Ben, you've got totally wrong ideas about the technology.
First of all, ALL cell phones, all calls, the whole nine yards in most of the world these days, is data. The GSM and CDMA2000 and other systems convert everything to data, so all calls are data calls all the time. (Except for a few legacy analog systems, and you won't see those in Chicagoland.)
Second, cell phone systems all pretty much are microwave frequencies. Not
VHF. That means if you had a fifty foot cable for a cell phone antenna, it would have so much signal loss that you'd do better by throwing it away. And it would look like irrigation pipe, an inch thick and not very flexible. Very different from VHF radios, where 50-100 feet of cable can have acceptable losses.
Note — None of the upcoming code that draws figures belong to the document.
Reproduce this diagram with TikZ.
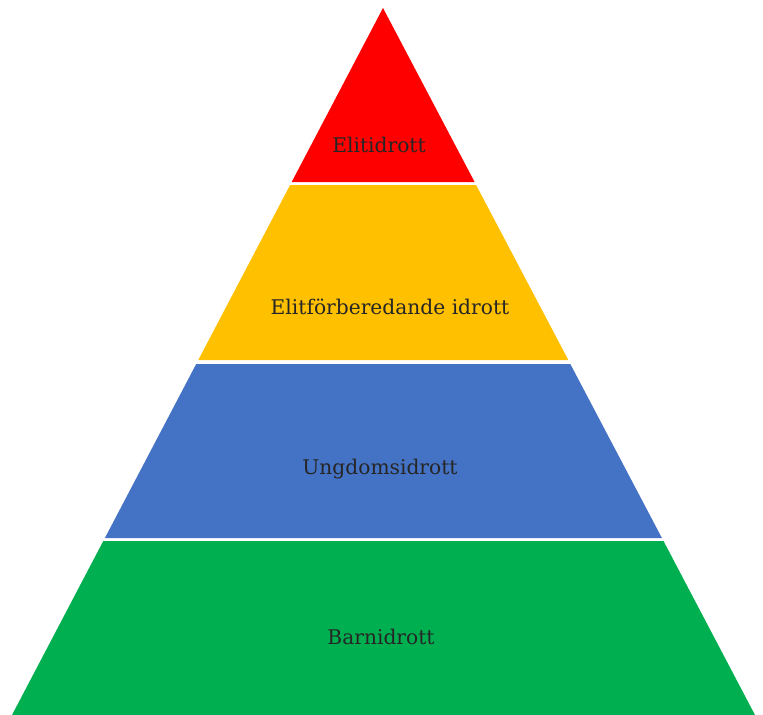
\documentclass[tikz,border=0pt]{standalone}
\usepackage{fontspec}
\setmainfont{DejaVu Serif}
\definecolor{cred}{RGB}{255,0,0}
\definecolor{cyellow}{RGB}{255,192,0}
\definecolor{cblue}{RGB}{68,114,196}
\definecolor{cgreen}{RGB}{0,176,80}
\definecolor{ctext}{RGB}{38,38,38}
\tikzset{lbl/.style={text=ctext, font=\fontsize{20.3}{24}\selectfont, inner sep=0pt}}
\begin{document}
\begin{tikzpicture}[x=1bp,y=-1bp]
\useasboundingbox (0,0) rectangle (763,715);
% edges: left x = 383 - 371*(y-8)/707, right x = 383 + 372*(y-8)/707
\fill[cred] (383,8) -- (291.7,182) -- (474.6,182) -- cycle;
\fill[cyellow] (290.1,185) -- (476.1,185) -- (568.3,360) -- (198.3,360) -- cycle;
\fill[cblue] (196.2,364) -- (570.3,364) -- (661.9,538) -- (104.9,538) -- cycle;
\fill[cgreen] (103.3,541) -- (663.5,541) -- (755,715) -- (12,715) -- cycle;
\node[lbl] (elit) at (379,145) {Elitidrott};
\node[lbl] (forb) at (390,307) {Elitförberedande idrott};
\node[lbl] (ungd) at (380,469) {Ungdomsidrott};
\node[lbl] (barn) at (381,637) {Barnidrott};
\end{tikzpicture}
\end{document}
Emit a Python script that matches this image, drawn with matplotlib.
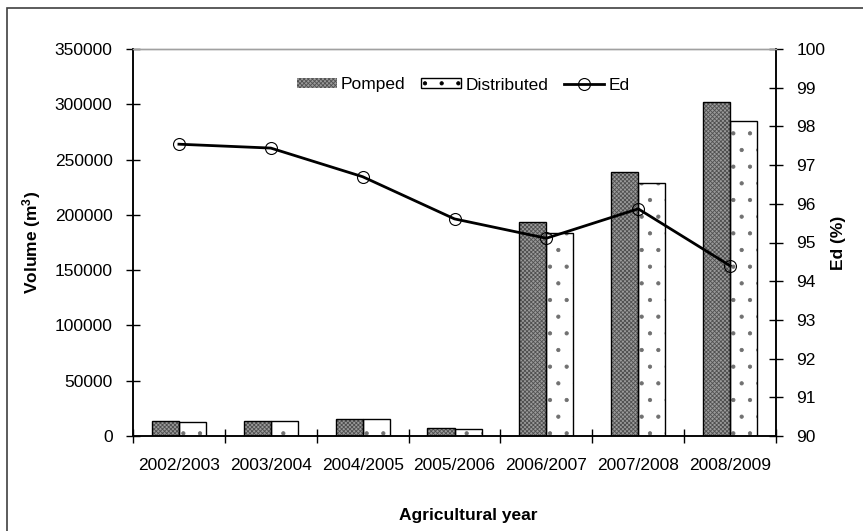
import numpy as np
import matplotlib
matplotlib.use("Agg")
import matplotlib.pyplot as plt
from matplotlib.patches import Patch, Rectangle
from matplotlib.lines import Line2D

plt.rcParams['font.family'] = ['Liberation Sans', 'DejaVu Sans']
plt.rcParams['mathtext.default'] = 'regular'
plt.rcParams['hatch.linewidth'] = 0.6

# ---------------- DATA ---------------- #
years = ["2002/2003", "2003/2004", "2004/2005", "2005/2006",
         "2006/2007", "2007/2008", "2008/2009"]
pomped = [13800, 13800, 15100, 7000, 193700, 239000, 302200]
distributed = [12700, 13700, 15000, 6500, 183200, 228400, 285000]
ed = [97.54, 97.44, 96.70, 95.61, 95.11, 95.87, 94.40]

vol_ticks = np.arange(0, 350001, 50000)
ed_ticks = np.arange(90, 101, 1)

FS = 12.5
POMP_FACE, POMP_HATCH = "#9a9a9a", "#505050"

# ---------------- FIGURE ---------------- #
fig = plt.figure(figsize=(8.63, 5.31), dpi=100)
ax = fig.add_axes([133 / 863, 1 - 436 / 531, 643 / 863, 387 / 531])
ax2 = ax.twinx()

x = np.arange(len(years))
w = 0.294

# pomped: gray fine crosshatch, drawn twice so hatch and edge differ
ax.bar(x - w / 2, pomped, w, color=POMP_FACE, hatch="xxxxxxxx",
       edgecolor=POMP_HATCH, linewidth=0, zorder=2)
ax.bar(x - w / 2, pomped, w, fill=False, edgecolor="black", linewidth=1.0, zorder=3)
# distributed: white with sparse dots
ax.bar(x + w / 2, distributed, w, color="white", hatch=".",
       edgecolor="#707070", linewidth=0, zorder=2)
ax.bar(x + w / 2, distributed, w, fill=False, edgecolor="black", linewidth=1.0, zorder=3)

ax2.plot(x, ed, color="black", linewidth=2.0, marker="o", markersize=8.6,
         markerfacecolor="none", markeredgecolor="black", markeredgewidth=0.8)

# ---------------- AXES ---------------- #
ax.set_xlim(-0.5, len(years) - 0.5)
ax.set_ylim(0, 350000)
ax.set_yticks(vol_ticks)
ax.set_xticks(x)
ax.set_xticklabels(years)
ax.set_xticks(np.arange(-0.5, len(years)), minor=True)
ax.tick_params(axis="x", which="major", length=0, pad=16, labelsize=FS)
ax.tick_params(axis="x", which="minor", direction="inout", length=9.4, width=1.0)
ax.tick_params(axis="y", direction="inout", length=9.4, width=1.0, pad=10, labelsize=FS)

ax2.set_ylim(90, 100)
ax2.set_yticks(ed_ticks)
ax2.tick_params(axis="y", direction="inout", length=9.4, width=1.0, pad=10, labelsize=FS)

for a in (ax, ax2):
    a.spines["top"].set_color("#a0a0a0")
    a.spines["top"].set_linewidth(1.0)
    for s in ("left", "right", "bottom"):
        a.spines[s].set_linewidth(1.1)

ax.set_ylabel("Volume (m$^3$)", fontsize=FS, fontweight="bold")
ax.yaxis.set_label_coords(-0.14, 0.5)
ax2.set_ylabel("Ed (%)", fontsize=FS, fontweight="bold")
ax2.yaxis.set_label_coords(1.085, 0.5)
ax.set_xlabel("Agricultural year", fontsize=FS, fontweight="bold")
ax.xaxis.set_label_coords(0.521, -0.185)

# ---------------- LEGEND ---------------- #
handles = [
    Patch(facecolor=POMP_FACE, hatch="xxxxxxxx", edgecolor=POMP_HATCH, linewidth=0),
    Patch(facecolor="white", hatch=".", edgecolor="black", linewidth=1.0),
    Line2D([], [], color="black", linewidth=2.0, marker="o", markersize=8.6,
           markerfacecolor="none", markeredgewidth=0.8),
]
fig.legend(handles, ["Pomped", "Distributed", "Ed"], loc="center",
           bbox_to_anchor=(0.5365, 1 - 85 / 531), ncol=3, frameon=False,
           fontsize=FS, handlelength=2.3, handleheight=0.5,
           handletextpad=0.25, columnspacing=0.9)

# outer frame
fig.patches.append(Rectangle((7 / 863, -0.1), 2, 1.1 - 8 / 531,
                             transform=fig.transFigure, fill=False,
                             edgecolor="#404040", linewidth=1.2))

fig.savefig("out.png", dpi=100)
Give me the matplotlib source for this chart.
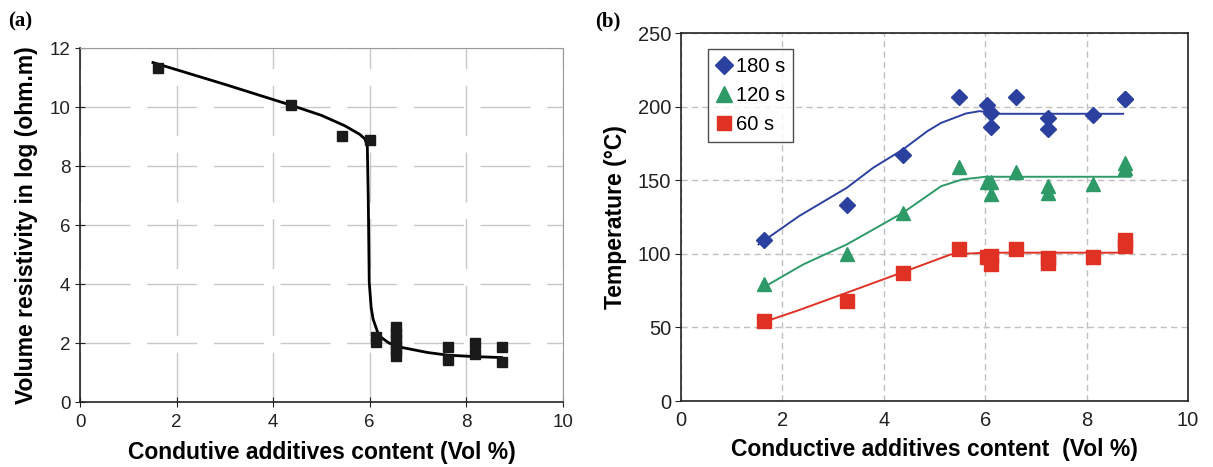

Also, in the US, "LTE" is not the same as 4GLTE in the rest of the world. Beware of anything from overseas without a US distributor. In the US, "4G" means 3G with a faster backbone connection, and "LTE" is an entirely different
service. We don't really have 4G-LTE here. 5G is not expected to deploy until 2020 now, so that's not an issue. "LTE" is pretty much the same no matter which carrier you have--but some carriers in some places use different frequencies (bands) so check that the
equipment will match the carrier.
So what you need is a "whole house" cell phone booster. Try Wilsonamplifiers.com (now called "weboost".) You will need to install a cellular antenna AND the booster box both up the mast, and then the booster acts as a miniature cell site. Your phone connects to the booster instead of the real cell tower, and the booster relays calls, the same way another tower would.
You're probably looking at $400-500, sometimes carrier-specific.
It used to be possible to literally just
plug a better antenna into most cell phones. But you can thank your carrier for cutting that out. Like user-changeable
batteries, they just don't see the need to bother the customers with anything that might be, you know, technical. Or not small and shinier.